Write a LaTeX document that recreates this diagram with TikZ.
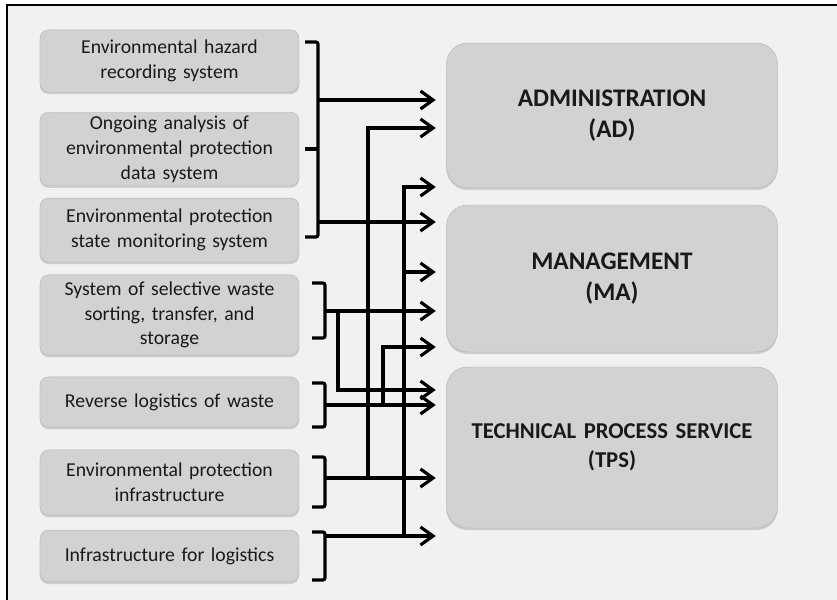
\documentclass[tikz,border=0pt]{standalone}
\usepackage{fontspec}
\setmainfont{Carlito}
\usetikzlibrary{arrows.meta,positioning,shadows}
\definecolor{panelgrey}{RGB}{241,241,241}
\definecolor{boxgrey}{RGB}{210,210,210}
\definecolor{boxedge}{RGB}{180,180,180}
\definecolor{inkgrey}{RGB}{25,25,25}

\begin{document}
\begin{tikzpicture}[
    srcbox/.style={rectangle, draw=boxedge, fill=boxgrey, rounded corners=8pt,
        minimum width=8.5cm, text width=8.4cm, align=center, text=inkgrey,
        font=\fontsize{18.7}{23.5}\selectfont,
        drop shadow={shadow xshift=0pt, shadow yshift=-2pt, opacity=0.3}},
    unitbox/.style={rectangle, draw=boxedge, fill=boxgrey, rounded corners=20pt,
        minimum width=11cm, text width=10.8cm, align=center, text=inkgrey,
        font=\bfseries\fontsize{24}{30}\selectfont,
        drop shadow={shadow xshift=0pt, shadow yshift=-2pt, opacity=0.3}},
    arr/.style={-{Straight Barb[length=4.2mm,width=6mm]}, line width=3pt,
        shorten >=3.5mm},
    brk/.style={line width=3pt, rounded corners=2pt}
]
    \path[use as bounding box, clip] (0,0) rectangle (27.9,-20);
    \draw[line width=1.6pt, fill=panelgrey] (0.233,-0.167) rectangle (29,-21);

    % sources on the left
    \node[srcbox, minimum height=2.07cm] (hazard) at (5.65,-2.033)
        {Environmental hazard\\recording system};
    \node[srcbox, minimum height=2.4cm] (analysis) at (5.65,-4.967)
        {Ongoing analysis of\\environmental protection\\data system};
    \node[srcbox, minimum height=2.13cm] (monitor) at (5.65,-7.667)
        {Environmental protection\\state monitoring system};
    \node[srcbox, minimum height=2.67cm] (sorting) at (5.65,-10.5)
        {System of selective waste\\sorting, transfer, and\\storage};
    \node[srcbox, minimum height=1.67cm] (reverse) at (5.65,-13.4)
        {Reverse logistics of waste};
    \node[srcbox, minimum height=2.17cm] (infra) at (5.65,-16.083)
        {Environmental protection\\infrastructure};
    \node[srcbox, minimum height=1.73cm] (logist) at (5.65,-18.533)
        {Infrastructure for logistics};

    % units on the right
    \node[unitbox, minimum height=4.83cm] (admin) at (20.4,-3.85)
        {ADMINISTRATION\\(AD)};
    \node[unitbox, minimum height=4.9cm] (manage) at (20.4,-9.283)
        {MANAGEMENT\\(MA)};
    \node[unitbox, minimum height=5.37cm, font=\bfseries\fontsize{21.5}{27}\selectfont]
        (tps) at (20.4,-14.917) {TECHNICAL PROCESS SERVICE\\(TPS)};

    % bracket over the first three sources
    \draw[brk] (10.167,-1.4) -- (10.6,-1.4) -- (10.6,-7.9) -- (10.167,-7.9);
    \draw[brk] (10.167,-4.967) -- (10.6,-4.967);
    \coordinate (a1) at (10.6,-3.333);
    \coordinate (a2) at (10.6,-7.4);
    \draw[arr] (a1) -- (a1 -| admin.west);
    \draw[arr] (a2) -- (a2 -| manage.west);

    % single brackets
    \draw[brk] (10.4,-9.433) -- (10.833,-9.433) -- (10.833,-11.267) -- (10.4,-11.267);
    \draw[brk] (10.4,-12.767) -- (10.833,-12.767) -- (10.833,-14.233) -- (10.4,-14.233);
    \draw[brk] (10.4,-15.233) -- (10.833,-15.233) -- (10.833,-16.9) -- (10.4,-16.9);
    \draw[brk] (10.4,-17.733) -- (10.833,-17.733) -- (10.833,-19.333) -- (10.4,-19.333);

    \coordinate (b) at (10.833,-10.367);
    \coordinate (c) at (10.833,-13.5);
    \coordinate (d) at (10.833,-15.933);
    \coordinate (e) at (10.833,-17.867);
    \coordinate (bj) at (11.267,-10.367);
    \coordinate (cj) at (12.767,-13.5);
    \coordinate (dj) at (12.267,-15.933);
    \coordinate (ej) at (13.467,-17.867);

    \draw[arr] (b) -- (b -| manage.west);
    \draw[arr] (bj) |- (tps.west |- 0,-13.0);
    \draw[arr] (c) -- (c -| tps.west);
    \draw[arr] (cj) |- (manage.west |- 0,-11.567);
    \draw[arr] (d) -- (d -| tps.west);
    \draw[arr] (dj) |- (admin.west |- 0,-4.267);
    \draw[arr] (e) -- (e -| tps.west);
    \draw[arr] (ej) |- (admin.west |- 0,-6.233);
    \draw[arr] (ej |- 0,-9.067) -- (manage.west |- 0,-9.067);
\end{tikzpicture}
\end{document}
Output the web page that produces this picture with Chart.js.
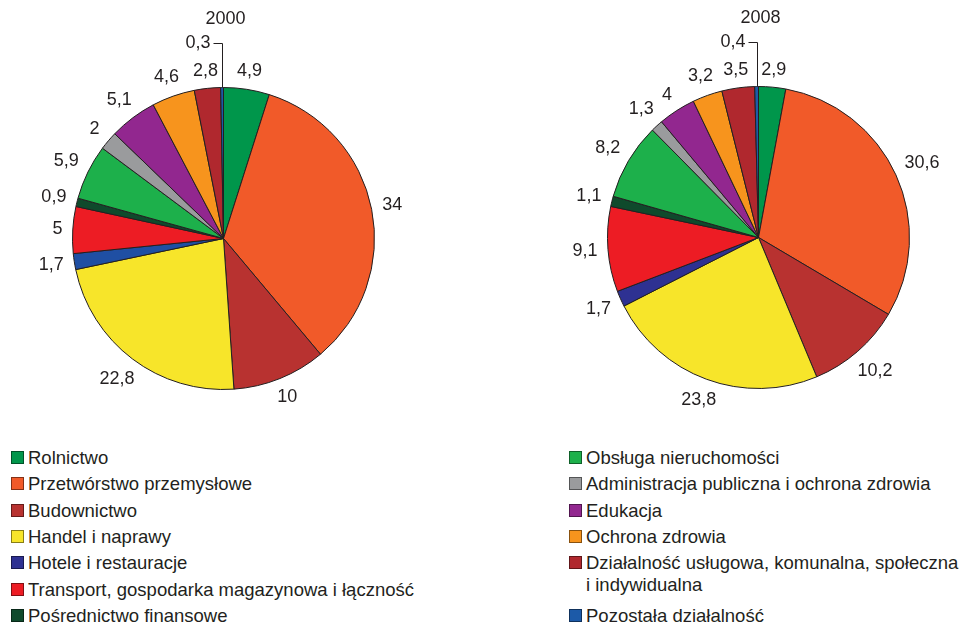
<!DOCTYPE html>
<html lang="pl">
<head>
<meta charset="utf-8">
<title>Struktura pracujących 2000 / 2008</title>
<script src="https://cdn.jsdelivr.net/npm/chart.js@4.4.1/dist/chart.umd.min.js"></script>
<style>
  html, body { margin: 0; padding: 0; background: #fff; }
  body { width: 968px; height: 627px; position: relative; overflow: hidden;
         font-family: "Liberation Sans", Arial, sans-serif; color: #231f20; }
  canvas { position: absolute; top: 0; }
  #pie2000 { left: 0; }
  #pie2008 { left: 518px; }
  .item { position: absolute; display: flex; align-items: flex-start; font-size: 18.5px; line-height: 22px; }
  .box { flex: 0 0 auto; width: 11px; height: 11px; margin-top: 4px; margin-right: 4px;
         border: 1px solid rgba(0,0,0,0.45); }
  .txt { white-space: normal; }
</style>
</head>
<body>
<canvas id="pie2000" width="450" height="440"></canvas>
<canvas id="pie2008" width="450" height="440"></canvas>
<div id="legend"></div>

<script>
// categories (clockwise from the top of each pie)
const categories = [
  'Rolnictwo',
  'Przetwórstwo przemysłowe',
  'Budownictwo',
  'Handel i naprawy',
  'Hotele i restauracje',
  'Transport, gospodarka magazynowa i łączność',
  'Pośrednictwo finansowe',
  'Obsługa nieruchomości',
  'Administracja publiczna i ochrona zdrowia',
  'Edukacja',
  'Ochrona zdrowia',
  'Działalność usługowa, komunalna, społeczna i indywidualna',
  'Pozostała działalność'
];

// shares in %
const values2000 = [4.9, 34, 10, 22.8, 1.7, 5, 0.9, 5.9, 2, 5.1, 4.6, 2.8, 0.3];
const values2008 = [2.9, 30.6, 10.2, 23.8, 1.7, 9.1, 1.1, 8.2, 1.3, 4, 3.2, 3.5, 0.4];

const years = ['2000', '2008'];

const colors = [
  '#00964b', '#f15a29', '#b83230', '#f7e52a', '#2e3192', '#ed1c24', '#0f4a2c',
  '#1db04b', '#9a9b9d', '#92278f', '#f7941d', '#b0282e', '#1c5aa8'
];
// the 2000 pie prints "Hotele i restauracje" in a lighter blue
const colors2000 = colors.map((c, i) => i === 4 ? '#1f4fa3' : c);

const TEXT = '#231f20';
const FONT = '"Liberation Sans", Arial, sans-serif';

function fmt(v) {
  return String(v).replace('.', ',');
}

// values around the pie, year on top, leader line for the tiny last slice
const outsideLabels = {
  id: 'outsideLabels',
  afterDatasetsDraw(chart, args, opts) {
    const ctx = chart.ctx;
    const meta = chart.getDatasetMeta(0);
    const vals = chart.data.datasets[0].data;
    let cx = 0, cy = 0, r = 0;
    ctx.save();
    ctx.font = '18px ' + FONT;
    ctx.fillStyle = TEXT;
    ctx.strokeStyle = TEXT;
    ctx.lineWidth = 1;
    ctx.textBaseline = 'middle';
    meta.data.forEach((arc, i) => {
      const p = arc.getProps(['x', 'y', 'startAngle', 'endAngle', 'outerRadius'], true);
      cx = p.x; cy = p.y; r = p.outerRadius;
      const mid = (p.startAngle + p.endAngle) / 2;
      const c = Math.cos(mid), s = Math.sin(mid);
      const txt = fmt(vals[i]);
      if (i === opts.leaderIndex) {
        const ax = Math.round(p.x + c * r) + 0.5;
        const ay = p.y + s * r;
        const topY = Math.round(p.y - r - 45) + 0.5;
        ctx.beginPath();
        ctx.moveTo(ax, ay);
        ctx.lineTo(ax, topY);
        ctx.lineTo(ax - 9, topY);
        ctx.stroke();
        ctx.textAlign = 'right';
        ctx.fillText(txt, ax - 12, topY);
        return;
      }
      const w = ctx.measureText(txt).width;
      const h = 13;
      const R = r + 10 + (w / 2) * Math.abs(c) + (h / 2) * Math.abs(s);
      ctx.textAlign = 'center';
      ctx.fillText(txt, p.x + c * R, p.y + s * R);
    });
    ctx.textAlign = 'center';
    ctx.fillText(opts.title, cx + 2, cy - r - 68);
    ctx.restore();
  }
};

function makePie(id, values, bg, year, padding) {
  return new Chart(document.getElementById(id), {
    type: 'pie',
    data: {
      labels: categories,
      datasets: [{ data: values, backgroundColor: bg, borderColor: TEXT, borderWidth: 1 }]
    },
    options: {
      responsive: false,
      animation: false,
      events: [],
      layout: { padding },
      plugins: {
        legend: { display: false },
        tooltip: { enabled: false },
        outsideLabels: { title: year, leaderIndex: values.length - 1 }
      }
    },
    plugins: [outsideLabels]
  });
}

makePie('pie2000', values2000, colors2000, years[0], { left: 72, right: 75, top: 87, bottom: 50 });
makePie('pie2008', values2008, colors, years[1], { left: 89, right: 58, top: 86, bottom: 51 });

// legend in two columns under the pies
const legendDiv = document.getElementById('legend');
const half = 7;
categories.forEach((name, i) => {
  const col = i < half ? 0 : 1;
  const row = col === 0 ? i : i - half;
  const item = document.createElement('div');
  item.className = 'item';
  item.style.left = (col === 0 ? 11 : 569) + 'px';
  item.style.top = (447 + row * 26.3) + 'px';
  const box = document.createElement('span');
  box.className = 'box';
  box.style.background = colors[i];
  const txt = document.createElement('span');
  txt.className = 'txt';
  txt.style.width = (col === 0 ? 520 : 377) + 'px';
  txt.textContent = name;
  item.appendChild(box);
  item.appendChild(txt);
  legendDiv.appendChild(item);
});
// last item of the right column sits one row lower, after the two-line entry
legendDiv.lastChild.style.top = (447 + 6 * 26.3) + 'px';
</script>
</body>
</html>
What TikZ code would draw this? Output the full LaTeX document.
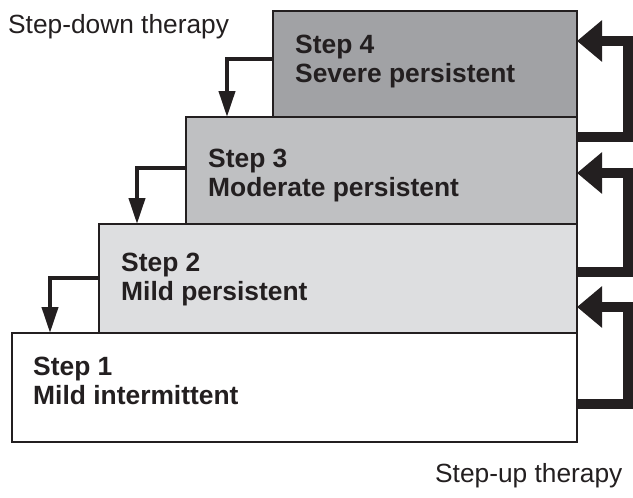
\documentclass[tikz,border=0pt]{standalone}
\usepackage{fontspec}
\setmainfont{Liberation Sans}
\usepackage{tikz}
\usetikzlibrary{arrows.meta}
\definecolor{inkgray}{RGB}{35,31,32}
\definecolor{stepfour}{RGB}{161,162,165}
\definecolor{stepthree}{RGB}{191,192,194}
\definecolor{steptwo}{RGB}{221,222,224}

\begin{document}
\begin{tikzpicture}
    [x=1pt, y=-1pt,
    stepbox/.style={draw=inkgray, line width=1.2pt, inner sep=0pt, outer sep=0pt, anchor=north west},
    steplabel/.style={anchor=north west, inner sep=0pt, align=left, text=inkgray,
      font=\fontsize{26.4}{28.5}\selectfont\bfseries},
    therapy/.style={anchor=base west, inner sep=0pt, text=inkgray, font=\fontsize{26.3}{30}\selectfont},
    uparrow/.style={draw=inkgray, line width=10pt, -{Triangle[length=25pt, width=40pt]}},
    downarrow/.style={draw=inkgray, line width=4pt, -{Triangle[length=26pt, width=16pt]}}]

    \useasboundingbox (0,0) rectangle (633,498);

    % Draw the steps
    \node[stepbox, fill=white, minimum width=565pt, minimum height=109pt] (s1) at (12,333) {};
    \node[stepbox, fill=steptwo, minimum width=478pt, minimum height=109pt] (s2) at (99,224) {};
    \node[stepbox, fill=stepthree, minimum width=391pt, minimum height=107pt] (s3) at (186,117) {};
    \node[stepbox, fill=stepfour, minimum width=304pt, minimum height=106pt] (s4) at (273,11) {};

    \node[steplabel] (l1) at ([xshift=21pt, yshift=-24pt]s1.north west) {Step 1\\Mild intermittent};
    \node[steplabel] (l2) at ([xshift=22pt, yshift=-29pt]s2.north west) {Step 2\\Mild persistent};
    \node[steplabel] (l3) at ([xshift=22pt, yshift=-32pt]s3.north west) {Step 3\\Moderate persistent};
    \node[steplabel] (l4) at ([xshift=22pt, yshift=-24pt]s4.north west) {Step 4\\Severe persistent};

    \node[therapy] (down) at (8,33) {Step-down therapy};
    \node[therapy] (up) at (435,482) {Step-up therapy};

    % Step down
    \draw[downarrow] ([yshift=-48pt]s4.north west) -| ([xshift=41pt]s3.north west);
    \draw[downarrow] ([yshift=-51pt]s3.north west) -| ([xshift=38pt]s2.north west);
    \draw[downarrow] ([yshift=-54pt]s2.north west) -| ([xshift=38pt]s1.north west);

    % Step up
    \draw[uparrow] ([yshift=-71pt]s1.north east) -- ++(51,0) |- ([yshift=-83pt]s2.north east);
    \draw[uparrow] ([yshift=-48pt]s2.north east) -- ++(51,0) |- ([yshift=-56pt]s3.north east);
    \draw[uparrow] ([yshift=-20pt]s3.north east) -- ++(51,0) |- ([yshift=-30pt]s4.north east);

\end{tikzpicture}
\end{document}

# # # # # # #

◆ Exercise ◆
Return only the lines running from the top of the data to the line that holds "(0.233,-0.167) rectangle (29,-21);". Include both of those lines, but skip the pictures.

◆ Completed task ◆
Write a LaTeX document that recreates this diagram with TikZ.
\documentclass[tikz,border=0pt]{standalone}
\usepackage{fontspec}
\setmainfont{Carlito}
\usetikzlibrary{arrows.meta,positioning,shadows}
\definecolor{panelgrey}{RGB}{241,241,241}
\definecolor{boxgrey}{RGB}{210,210,210}
\definecolor{boxedge}{RGB}{180,180,180}
\definecolor{inkgrey}{RGB}{25,25,25}

\begin{document}
\begin{tikzpicture}[
    srcbox/.style={rectangle, draw=boxedge, fill=boxgrey, rounded corners=8pt,
        minimum width=8.5cm, text width=8.4cm, align=center, text=inkgrey,
        font=\fontsize{18.7}{23.5}\selectfont,
        drop shadow={shadow xshift=0pt, shadow yshift=-2pt, opacity=0.3}},
    unitbox/.style={rectangle, draw=boxedge, fill=boxgrey, rounded corners=20pt,
        minimum width=11cm, text width=10.8cm, align=center, text=inkgrey,
        font=\bfseries\fontsize{24}{30}\selectfont,
        drop shadow={shadow xshift=0pt, shadow yshift=-2pt, opacity=0.3}},
    arr/.style={-{Straight Barb[length=4.2mm,width=6mm]}, line width=3pt,
        shorten >=3.5mm},
    brk/.style={line width=3pt, rounded corners=2pt}
]
    \path[use as bounding box, clip] (0,0) rectangle (27.9,-20);
    \draw[line width=1.6pt, fill=panelgrey] (0.233,-0.167) rectangle (29,-21);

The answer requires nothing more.